▶ _PROBLEM STATEMENT_:
Reproduce exactly the lines from the line with "Write a Python" through the line with "plt.rcParams['font.family'] = ['Liberation", both included, and no other lines.

[Records from a data source]

____________

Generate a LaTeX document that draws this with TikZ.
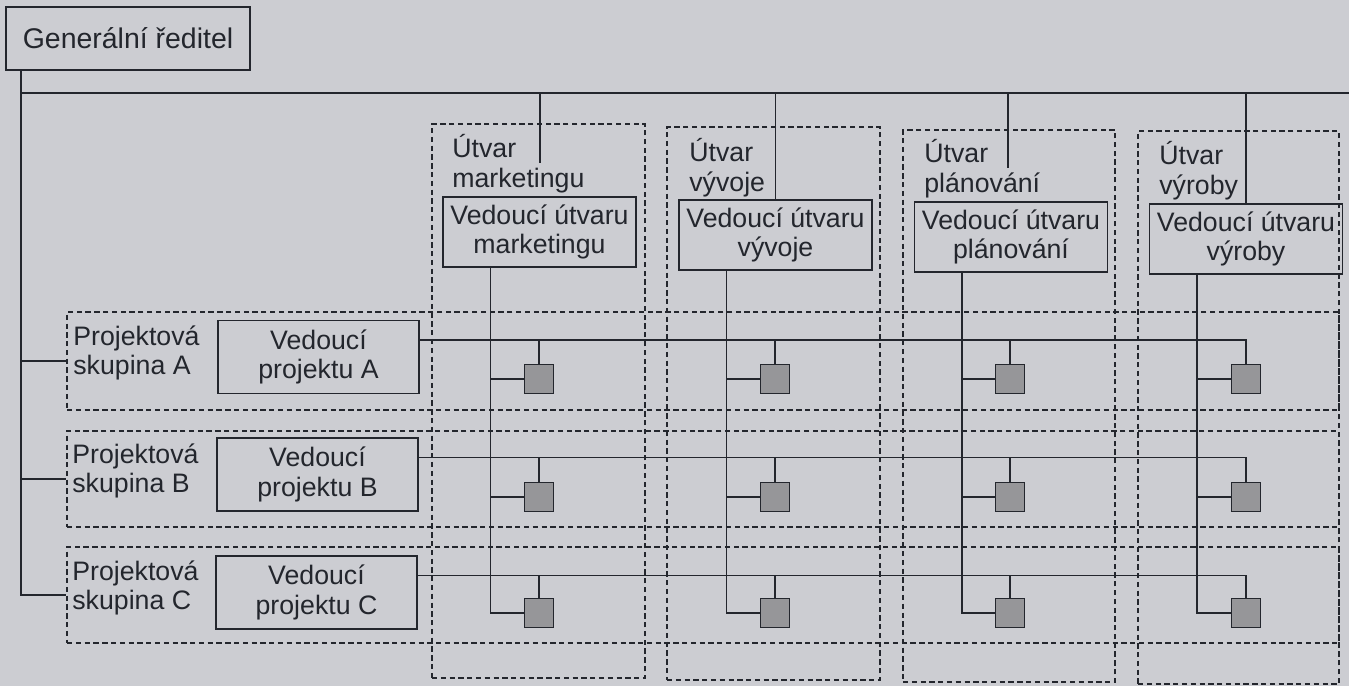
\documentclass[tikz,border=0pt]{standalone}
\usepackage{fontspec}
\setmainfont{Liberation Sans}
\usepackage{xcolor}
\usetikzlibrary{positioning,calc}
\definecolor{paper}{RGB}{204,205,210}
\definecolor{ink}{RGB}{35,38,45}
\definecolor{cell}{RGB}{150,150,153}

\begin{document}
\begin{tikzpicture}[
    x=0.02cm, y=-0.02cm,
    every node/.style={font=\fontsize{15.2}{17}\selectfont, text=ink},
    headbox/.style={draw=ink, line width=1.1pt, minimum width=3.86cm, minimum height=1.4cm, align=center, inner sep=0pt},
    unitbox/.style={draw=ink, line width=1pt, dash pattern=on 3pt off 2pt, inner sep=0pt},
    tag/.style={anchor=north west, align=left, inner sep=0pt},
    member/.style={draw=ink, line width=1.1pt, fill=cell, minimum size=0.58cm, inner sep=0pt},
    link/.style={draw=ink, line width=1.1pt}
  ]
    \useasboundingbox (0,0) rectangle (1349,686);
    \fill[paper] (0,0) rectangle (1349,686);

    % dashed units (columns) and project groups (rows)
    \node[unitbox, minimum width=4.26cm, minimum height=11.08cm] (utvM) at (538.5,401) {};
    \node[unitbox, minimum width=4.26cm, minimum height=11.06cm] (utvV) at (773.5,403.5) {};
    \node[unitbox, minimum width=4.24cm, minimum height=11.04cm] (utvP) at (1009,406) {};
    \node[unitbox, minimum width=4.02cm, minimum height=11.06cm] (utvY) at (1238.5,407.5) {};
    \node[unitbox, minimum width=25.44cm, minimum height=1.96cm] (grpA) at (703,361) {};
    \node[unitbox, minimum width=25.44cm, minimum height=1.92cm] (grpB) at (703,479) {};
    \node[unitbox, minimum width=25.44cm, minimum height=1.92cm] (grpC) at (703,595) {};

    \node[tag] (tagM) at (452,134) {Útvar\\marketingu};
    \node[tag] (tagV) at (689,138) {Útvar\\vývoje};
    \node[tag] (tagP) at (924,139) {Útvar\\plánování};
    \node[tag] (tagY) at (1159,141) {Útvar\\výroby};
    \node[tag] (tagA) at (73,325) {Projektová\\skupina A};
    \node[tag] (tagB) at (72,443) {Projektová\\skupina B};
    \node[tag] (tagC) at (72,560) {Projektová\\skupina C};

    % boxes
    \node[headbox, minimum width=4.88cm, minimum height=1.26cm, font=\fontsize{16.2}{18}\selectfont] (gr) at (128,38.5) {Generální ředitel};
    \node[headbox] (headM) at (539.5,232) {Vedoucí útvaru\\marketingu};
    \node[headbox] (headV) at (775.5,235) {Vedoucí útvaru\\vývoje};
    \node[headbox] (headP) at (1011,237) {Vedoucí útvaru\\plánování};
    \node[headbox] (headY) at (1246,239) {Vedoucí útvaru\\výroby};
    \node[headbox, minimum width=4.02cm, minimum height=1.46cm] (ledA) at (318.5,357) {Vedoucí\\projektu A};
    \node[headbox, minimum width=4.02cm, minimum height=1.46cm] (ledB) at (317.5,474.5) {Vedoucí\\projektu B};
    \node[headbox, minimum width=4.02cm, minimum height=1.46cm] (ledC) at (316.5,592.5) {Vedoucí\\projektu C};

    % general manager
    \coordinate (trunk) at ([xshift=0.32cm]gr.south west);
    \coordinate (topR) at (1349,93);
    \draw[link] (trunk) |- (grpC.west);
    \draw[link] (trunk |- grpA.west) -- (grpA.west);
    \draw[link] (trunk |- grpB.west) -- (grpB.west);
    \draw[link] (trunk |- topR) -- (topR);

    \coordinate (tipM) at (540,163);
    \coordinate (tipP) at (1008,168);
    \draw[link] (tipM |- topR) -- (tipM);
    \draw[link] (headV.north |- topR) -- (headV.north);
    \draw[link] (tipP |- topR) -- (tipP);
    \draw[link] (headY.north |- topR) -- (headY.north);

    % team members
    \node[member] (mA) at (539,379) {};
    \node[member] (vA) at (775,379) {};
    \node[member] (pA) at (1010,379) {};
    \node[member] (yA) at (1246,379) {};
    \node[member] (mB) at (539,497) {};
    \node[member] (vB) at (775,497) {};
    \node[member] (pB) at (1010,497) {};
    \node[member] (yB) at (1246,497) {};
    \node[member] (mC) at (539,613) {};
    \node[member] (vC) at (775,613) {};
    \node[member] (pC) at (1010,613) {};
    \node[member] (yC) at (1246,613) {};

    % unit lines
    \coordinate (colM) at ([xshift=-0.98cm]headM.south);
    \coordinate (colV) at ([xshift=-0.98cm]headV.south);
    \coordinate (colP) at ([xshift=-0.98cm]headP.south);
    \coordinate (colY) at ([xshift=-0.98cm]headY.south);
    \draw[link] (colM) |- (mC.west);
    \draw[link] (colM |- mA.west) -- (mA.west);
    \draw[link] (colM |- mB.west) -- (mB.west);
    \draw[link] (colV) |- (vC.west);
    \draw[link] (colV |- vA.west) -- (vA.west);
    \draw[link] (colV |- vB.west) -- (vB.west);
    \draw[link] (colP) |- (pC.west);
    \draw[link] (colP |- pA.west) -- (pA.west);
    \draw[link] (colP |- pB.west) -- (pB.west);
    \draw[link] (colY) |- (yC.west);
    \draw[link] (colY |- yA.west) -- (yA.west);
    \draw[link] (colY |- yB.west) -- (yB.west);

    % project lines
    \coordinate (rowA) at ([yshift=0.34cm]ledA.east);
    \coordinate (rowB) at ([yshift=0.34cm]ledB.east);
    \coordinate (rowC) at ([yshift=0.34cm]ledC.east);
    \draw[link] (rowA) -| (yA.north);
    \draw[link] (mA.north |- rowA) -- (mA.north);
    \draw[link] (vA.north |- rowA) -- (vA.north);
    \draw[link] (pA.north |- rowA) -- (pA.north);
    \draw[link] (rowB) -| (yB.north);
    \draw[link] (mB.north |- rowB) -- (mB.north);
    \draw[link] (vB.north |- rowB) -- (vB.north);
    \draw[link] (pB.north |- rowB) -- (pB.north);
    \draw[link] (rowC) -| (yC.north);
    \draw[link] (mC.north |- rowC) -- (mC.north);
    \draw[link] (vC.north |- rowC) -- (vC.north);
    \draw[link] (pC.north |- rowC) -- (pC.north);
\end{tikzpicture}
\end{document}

____________

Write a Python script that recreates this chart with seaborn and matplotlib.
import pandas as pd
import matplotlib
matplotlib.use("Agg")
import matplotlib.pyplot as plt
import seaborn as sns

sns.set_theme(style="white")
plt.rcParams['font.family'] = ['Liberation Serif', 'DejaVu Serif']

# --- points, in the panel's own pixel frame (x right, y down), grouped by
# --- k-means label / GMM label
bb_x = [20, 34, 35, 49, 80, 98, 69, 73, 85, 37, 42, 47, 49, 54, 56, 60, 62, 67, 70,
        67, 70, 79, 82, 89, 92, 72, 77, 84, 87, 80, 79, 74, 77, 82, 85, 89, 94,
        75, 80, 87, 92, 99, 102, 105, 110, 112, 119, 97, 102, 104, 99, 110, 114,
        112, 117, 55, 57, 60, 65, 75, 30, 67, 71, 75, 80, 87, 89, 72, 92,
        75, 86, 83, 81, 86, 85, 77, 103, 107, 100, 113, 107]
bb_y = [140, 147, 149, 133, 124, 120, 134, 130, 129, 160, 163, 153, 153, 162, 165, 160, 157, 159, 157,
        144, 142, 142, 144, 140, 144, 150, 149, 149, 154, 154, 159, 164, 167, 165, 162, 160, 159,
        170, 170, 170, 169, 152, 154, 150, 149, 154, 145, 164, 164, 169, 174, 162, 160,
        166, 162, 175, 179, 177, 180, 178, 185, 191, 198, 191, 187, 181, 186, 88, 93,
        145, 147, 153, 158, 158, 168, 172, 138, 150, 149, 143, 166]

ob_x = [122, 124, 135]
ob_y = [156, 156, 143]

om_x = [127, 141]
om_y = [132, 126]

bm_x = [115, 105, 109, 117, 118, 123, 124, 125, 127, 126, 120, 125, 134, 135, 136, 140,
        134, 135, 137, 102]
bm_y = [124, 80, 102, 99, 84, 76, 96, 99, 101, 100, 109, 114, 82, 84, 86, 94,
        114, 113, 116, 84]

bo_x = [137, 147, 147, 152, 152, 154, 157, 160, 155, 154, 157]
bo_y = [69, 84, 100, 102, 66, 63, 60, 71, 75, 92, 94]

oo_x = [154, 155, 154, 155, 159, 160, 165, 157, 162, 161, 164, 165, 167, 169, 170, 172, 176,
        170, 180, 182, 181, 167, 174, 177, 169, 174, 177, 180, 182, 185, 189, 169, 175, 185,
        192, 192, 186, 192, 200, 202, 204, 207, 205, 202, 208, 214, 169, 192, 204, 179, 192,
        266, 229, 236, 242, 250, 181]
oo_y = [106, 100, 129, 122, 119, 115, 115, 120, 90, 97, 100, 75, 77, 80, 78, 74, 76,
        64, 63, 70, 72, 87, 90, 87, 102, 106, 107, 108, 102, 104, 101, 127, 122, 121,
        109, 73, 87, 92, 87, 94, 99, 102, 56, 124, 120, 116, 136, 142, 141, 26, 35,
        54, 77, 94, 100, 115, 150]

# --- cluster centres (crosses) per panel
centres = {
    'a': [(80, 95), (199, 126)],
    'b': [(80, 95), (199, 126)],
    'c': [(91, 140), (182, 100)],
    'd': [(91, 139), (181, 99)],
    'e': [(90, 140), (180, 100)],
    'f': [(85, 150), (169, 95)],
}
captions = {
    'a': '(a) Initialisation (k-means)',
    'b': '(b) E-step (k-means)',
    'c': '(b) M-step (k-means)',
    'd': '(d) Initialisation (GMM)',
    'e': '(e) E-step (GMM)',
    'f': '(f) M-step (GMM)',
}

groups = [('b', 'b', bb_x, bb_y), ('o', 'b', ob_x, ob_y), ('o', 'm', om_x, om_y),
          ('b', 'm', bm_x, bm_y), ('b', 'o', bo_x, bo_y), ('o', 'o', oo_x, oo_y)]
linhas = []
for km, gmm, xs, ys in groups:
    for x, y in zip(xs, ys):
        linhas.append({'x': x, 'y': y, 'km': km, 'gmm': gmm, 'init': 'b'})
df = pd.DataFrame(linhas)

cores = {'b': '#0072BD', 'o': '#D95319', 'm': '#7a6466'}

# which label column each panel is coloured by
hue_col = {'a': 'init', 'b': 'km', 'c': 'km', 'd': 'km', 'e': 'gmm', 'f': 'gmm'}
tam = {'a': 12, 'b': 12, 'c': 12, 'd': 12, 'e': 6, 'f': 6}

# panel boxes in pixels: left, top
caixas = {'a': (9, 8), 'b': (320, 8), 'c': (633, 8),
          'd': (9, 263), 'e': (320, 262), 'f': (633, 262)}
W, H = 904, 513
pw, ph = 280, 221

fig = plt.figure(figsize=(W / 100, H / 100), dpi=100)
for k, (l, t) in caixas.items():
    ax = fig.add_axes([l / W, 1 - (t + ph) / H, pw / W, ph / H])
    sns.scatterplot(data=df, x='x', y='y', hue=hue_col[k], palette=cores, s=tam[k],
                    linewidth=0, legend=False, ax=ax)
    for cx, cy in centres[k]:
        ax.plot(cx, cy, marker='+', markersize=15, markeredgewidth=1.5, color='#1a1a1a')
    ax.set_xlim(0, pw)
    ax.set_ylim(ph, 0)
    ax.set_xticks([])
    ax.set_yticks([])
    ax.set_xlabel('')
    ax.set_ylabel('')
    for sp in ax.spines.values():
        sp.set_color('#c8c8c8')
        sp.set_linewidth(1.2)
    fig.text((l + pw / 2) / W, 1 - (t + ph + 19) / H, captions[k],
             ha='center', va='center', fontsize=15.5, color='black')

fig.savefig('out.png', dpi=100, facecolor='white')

____________

▶ _RESULT OF THE TASK_:
Write a Python script that recreates this chart with seaborn and matplotlib.
import pandas as pd
import matplotlib
matplotlib.use("Agg")
import matplotlib.pyplot as plt
import seaborn as sns

sns.set_theme(style="white")
plt.rcParams['font.family'] = ['Liberation Serif', 'DejaVu Serif']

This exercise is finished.